■ Exercise data ■
☆ ☆ ☆

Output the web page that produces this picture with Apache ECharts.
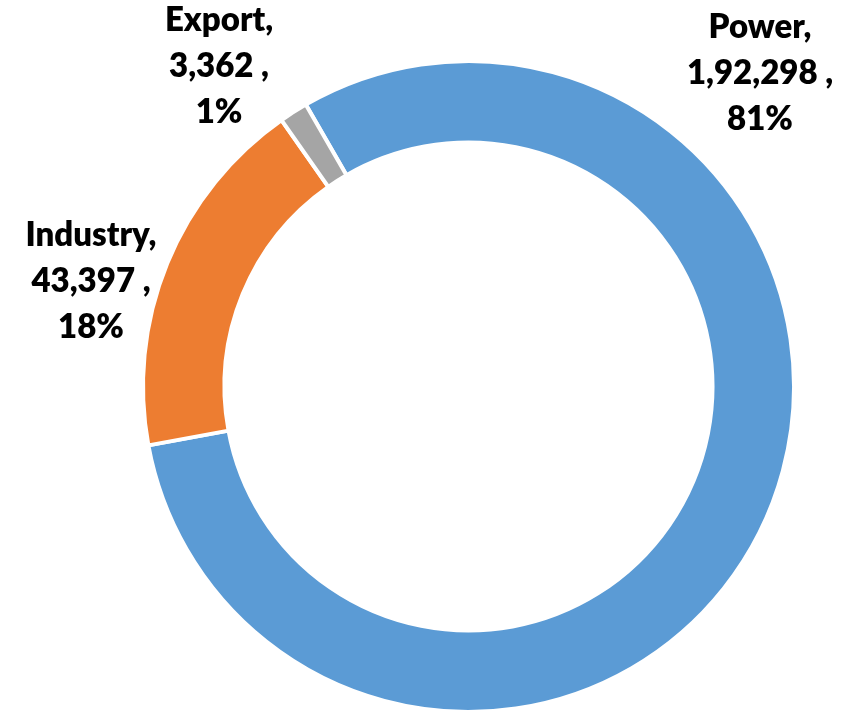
<!DOCTYPE html>
<html>
<head>
<meta charset="utf-8">
<script src="https://cdn.jsdelivr.net/npm/echarts@6/dist/echarts.min.js"></script>
<style>
html,body{margin:0;padding:0;background:#fff;}
#chart{width:861px;height:713px;}
</style>
</head>
<body>
<div id="chart"></div>
<script>
var categories = ['Power', 'Industry', 'Export'];
var values = [192298, 43397, 3362];
var colors = ['#5B9BD5', '#ED7D31', '#A5A5A5'];

function indianFormat(n) {
  var s = String(Math.round(n));
  if (s.length <= 3) return s;
  var last3 = s.slice(-3);
  var rest = s.slice(0, -3);
  rest = rest.replace(/\B(?=(\d{2})+(?!\d))/g, ',');
  return rest + ',' + last3;
}

var labelAnchors = {
  0: [760, 73],
  1: [91, 281],
  2: [219, 66]
};

var chart = echarts.init(document.getElementById('chart'), null, {renderer: 'canvas'});
chart.setOption({
  animation: false,
  backgroundColor: '#ffffff',
  series: [{
    type: 'pie',
    center: [468.5, 386.5],
    radius: [244, 325.5],
    startAngle: 120,
    clockwise: true,
    percentPrecision: 0,
    avoidLabelOverlap: false,
    data: categories.map(function (c, i) {
      return {name: c, value: values[i], itemStyle: {color: colors[i]}};
    }),
    itemStyle: {borderColor: '#ffffff', borderWidth: 4},
    label: {
      show: true,
      position: 'outside',
      formatter: function (p) {
        return p.name + ',\n' + indianFormat(p.value) + ' ,\n' + p.percent + '%';
      },
      color: '#000000',
      fontFamily: 'Lato',
      fontWeight: 800,
      fontSize: 33,
      lineHeight: 46,
      align: 'center'
    },
    labelLine: {show: false},
    labelLayout: function (params) {
      var a = labelAnchors[params.dataIndex];
      return {x: a[0], y: a[1], align: 'center', verticalAlign: 'middle'};
    },
    emphasis: {disabled: true}
  }]
});
</script>
</body>
</html>
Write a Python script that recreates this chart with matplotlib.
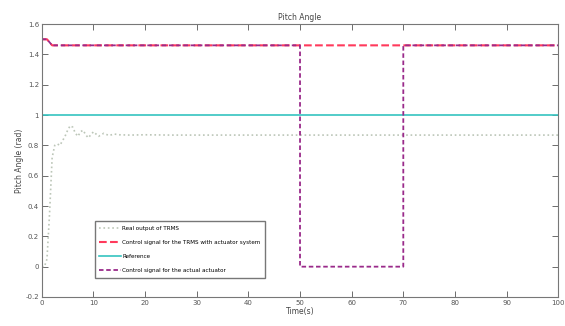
import matplotlib.pyplot as plt
import numpy as np

# real pitch output
t_out = [0, 0.5, 1.0, 1.5, 2.0, 2.5, 3.0, 3.5, 4.0, 4.5, 5.0, 5.5, 6.0, 6.5, 7.0,
         7.5, 8.0, 8.5, 9.0, 9.5, 10, 11, 12, 13, 14, 15, 17, 20, 25, 30, 40,
         50, 60, 70, 80, 90, 100]
y_out = [0, 0.0, 0.05, 0.35, 0.72, 0.80, 0.81, 0.80, 0.83, 0.86, 0.90, 0.93, 0.92,
         0.88, 0.86, 0.89, 0.90, 0.87, 0.85, 0.87, 0.89, 0.86, 0.88, 0.865, 0.875,
         0.87, 0.868, 0.87, 0.868, 0.868, 0.868, 0.868, 0.868, 0.868, 0.868,
         0.868, 0.868]

# control signal with actuator system
t_ctrl = [0, 1, 2, 100]
y_ctrl = [1.50, 1.50, 1.46, 1.46]

# control signal of the actual actuator (drops to zero between 50 and 70 s)
t_act = [0, 1, 2, 50, 50, 70, 70, 100]
y_act = [1.50, 1.50, 1.46, 1.46, 0, 0, 1.46, 1.46]

t_ref = [0, 100]
y_ref = [1.0, 1.0]

plt.rcParams['font.size'] = 5

fig = plt.figure(figsize=(5.65, 3.26), dpi=100)
ax = fig.add_axes([0.074, 0.089, 0.914, 0.837])

ax.plot(t_out, y_out, ':', color='#bcc6b8', lw=1.2, label='Real output of TRMS')
ax.plot(t_ctrl, y_ctrl, '--', color='#ff3a5c', lw=1.5,
        label='Control signal for the TRMS with actuator system')
ax.plot(t_ref, y_ref, '-', color='#35c4c0', lw=1.2, label='Reference')
ax.plot(t_act, y_act, '--', color='#9a2a8a', lw=1.3, dashes=(2.5, 1.5),
        label='Control signal for the actual actuator')

ax.set_xlim(0, 100)
ax.set_ylim(-0.2, 1.6)
ax.set_xticks(np.arange(0, 101, 10))
ax.set_yticks(np.arange(-0.2, 1.61, 0.2))
ax.set_yticklabels(['-0.2', '0', '0.2', '0.4', '0.6', '0.8', '1', '1.2', '1.4', '1.6'])
ax.tick_params(direction='in', top=True, right=True, length=4, width=0.6,
               labelsize=5, colors='#555555', pad=2)
for s in ax.spines.values():
    s.set_color('#777777')
    s.set_linewidth(0.8)

ax.set_title('Pitch Angle', fontsize=5.5, color='#444444', pad=3)
ax.set_xlabel('Time(s)', fontsize=5.5, color='#444444', labelpad=1)
ax.set_ylabel('Pitch Angle (rad)', fontsize=5.5, color='#444444', labelpad=1)

ax.legend(loc='lower left', bbox_to_anchor=(0.097, 0.06), fontsize=4.1,
          frameon=True, fancybox=False, edgecolor='#555555', handlelength=3.8,
          borderpad=0.8, labelspacing=1.6, handletextpad=0.2)

plt.savefig('out.png', dpi=100)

☆ ☆ ☆

■ What the task asks ■
Pictures in the records must not appear in the copy; transcribe everything else precisely.

■ Solution to this problem ■
Output the web page that produces this picture with Apache ECharts.
<!DOCTYPE html>
<html>
<head>
<meta charset="utf-8">
<script src="https://cdn.jsdelivr.net/npm/echarts@6/dist/echarts.min.js"></script>
<style>
html,body{margin:0;padding:0;background:#fff;}
#chart{width:861px;height:713px;}
</style>
</head>
<body>
<div id="chart"></div>
<script>
var categories = ['Power', 'Industry', 'Export'];
var values = [192298, 43397, 3362];
var colors = ['#5B9BD5', '#ED7D31', '#A5A5A5'];

function indianFormat(n) {
  var s = String(Math.round(n));
  if (s.length <= 3) return s;
  var last3 = s.slice(-3);
  var rest = s.slice(0, -3);
  rest = rest.replace(/\B(?=(\d{2})+(?!\d))/g, ',');
  return rest + ',' + last3;
}

var labelAnchors = {
  0: [760, 73],
  1: [91, 281],
  2: [219, 66]
};

var chart = echarts.init(document.getElementById('chart'), null, {renderer: 'canvas'});
chart.setOption({
  animation: false,
  backgroundColor: '#ffffff',
  series: [{
    type: 'pie',
    center: [468.5, 386.5],
    radius: [244, 325.5],
    startAngle: 120,
    clockwise: true,
    percentPrecision: 0,
    avoidLabelOverlap: false,
    data: categories.map(function (c, i) {
      return {name: c, value: values[i], itemStyle: {color: colors[i]}};
    }),
    itemStyle: {borderColor: '#ffffff', borderWidth: 4},
    label: {
      show: true,
      position: 'outside',
      formatter: function (p) {
        return p.name + ',\n' + indianFormat(p.value) + ' ,\n' + p.percent + '%';
      },
      color: '#000000',
      fontFamily: 'Lato',
      fontWeight: 800,
      fontSize: 33,
      lineHeight: 46,
      align: 'center'
    },
    labelLine: {show: false},
    labelLayout: function (params) {
      var a = labelAnchors[params.dataIndex];
      return {x: a[0], y: a[1], align: 'center', verticalAlign: 'middle'};
    },
    emphasis: {disabled: true}
  }]
});
</script>
</body>
</html>
Write a Python script that recreates this chart with matplotlib.
import matplotlib.pyplot as plt
import numpy as np

# real pitch output
t_out = [0, 0.5, 1.0, 1.5, 2.0, 2.5, 3.0, 3.5, 4.0, 4.5, 5.0, 5.5, 6.0, 6.5, 7.0,
         7.5, 8.0, 8.5, 9.0, 9.5, 10, 11, 12, 13, 14, 15, 17, 20, 25, 30, 40,
         50, 60, 70, 80, 90, 100]
y_out = [0, 0.0, 0.05, 0.35, 0.72, 0.80, 0.81, 0.80, 0.83, 0.86, 0.90, 0.93, 0.92,
         0.88, 0.86, 0.89, 0.90, 0.87, 0.85, 0.87, 0.89, 0.86, 0.88, 0.865, 0.875,
         0.87, 0.868, 0.87, 0.868, 0.868, 0.868, 0.868, 0.868, 0.868, 0.868,
         0.868, 0.868]

# control signal with actuator system
t_ctrl = [0, 1, 2, 100]
y_ctrl = [1.50, 1.50, 1.46, 1.46]

# control signal of the actual actuator (drops to zero between 50 and 70 s)
t_act = [0, 1, 2, 50, 50, 70, 70, 100]
y_act = [1.50, 1.50, 1.46, 1.46, 0, 0, 1.46, 1.46]

t_ref = [0, 100]
y_ref = [1.0, 1.0]

plt.rcParams['font.size'] = 5

fig = plt.figure(figsize=(5.65, 3.26), dpi=100)
ax = fig.add_axes([0.074, 0.089, 0.914, 0.837])

ax.plot(t_out, y_out, ':', color='#bcc6b8', lw=1.2, label='Real output of TRMS')
ax.plot(t_ctrl, y_ctrl, '--', color='#ff3a5c', lw=1.5,
        label='Control signal for the TRMS with actuator system')
ax.plot(t_ref, y_ref, '-', color='#35c4c0', lw=1.2, label='Reference')
ax.plot(t_act, y_act, '--', color='#9a2a8a', lw=1.3, dashes=(2.5, 1.5),
        label='Control signal for the actual actuator')

ax.set_xlim(0, 100)
ax.set_ylim(-0.2, 1.6)
ax.set_xticks(np.arange(0, 101, 10))
ax.set_yticks(np.arange(-0.2, 1.61, 0.2))
ax.set_yticklabels(['-0.2', '0', '0.2', '0.4', '0.6', '0.8', '1', '1.2', '1.4', '1.6'])
ax.tick_params(direction='in', top=True, right=True, length=4, width=0.6,
               labelsize=5, colors='#555555', pad=2)
for s in ax.spines.values():
    s.set_color('#777777')
    s.set_linewidth(0.8)

ax.set_title('Pitch Angle', fontsize=5.5, color='#444444', pad=3)
ax.set_xlabel('Time(s)', fontsize=5.5, color='#444444', labelpad=1)
ax.set_ylabel('Pitch Angle (rad)', fontsize=5.5, color='#444444', labelpad=1)

ax.legend(loc='lower left', bbox_to_anchor=(0.097, 0.06), fontsize=4.1,
          frameon=True, fancybox=False, edgecolor='#555555', handlelength=3.8,
          borderpad=0.8, labelspacing=1.6, handletextpad=0.2)

plt.savefig('out.png', dpi=100)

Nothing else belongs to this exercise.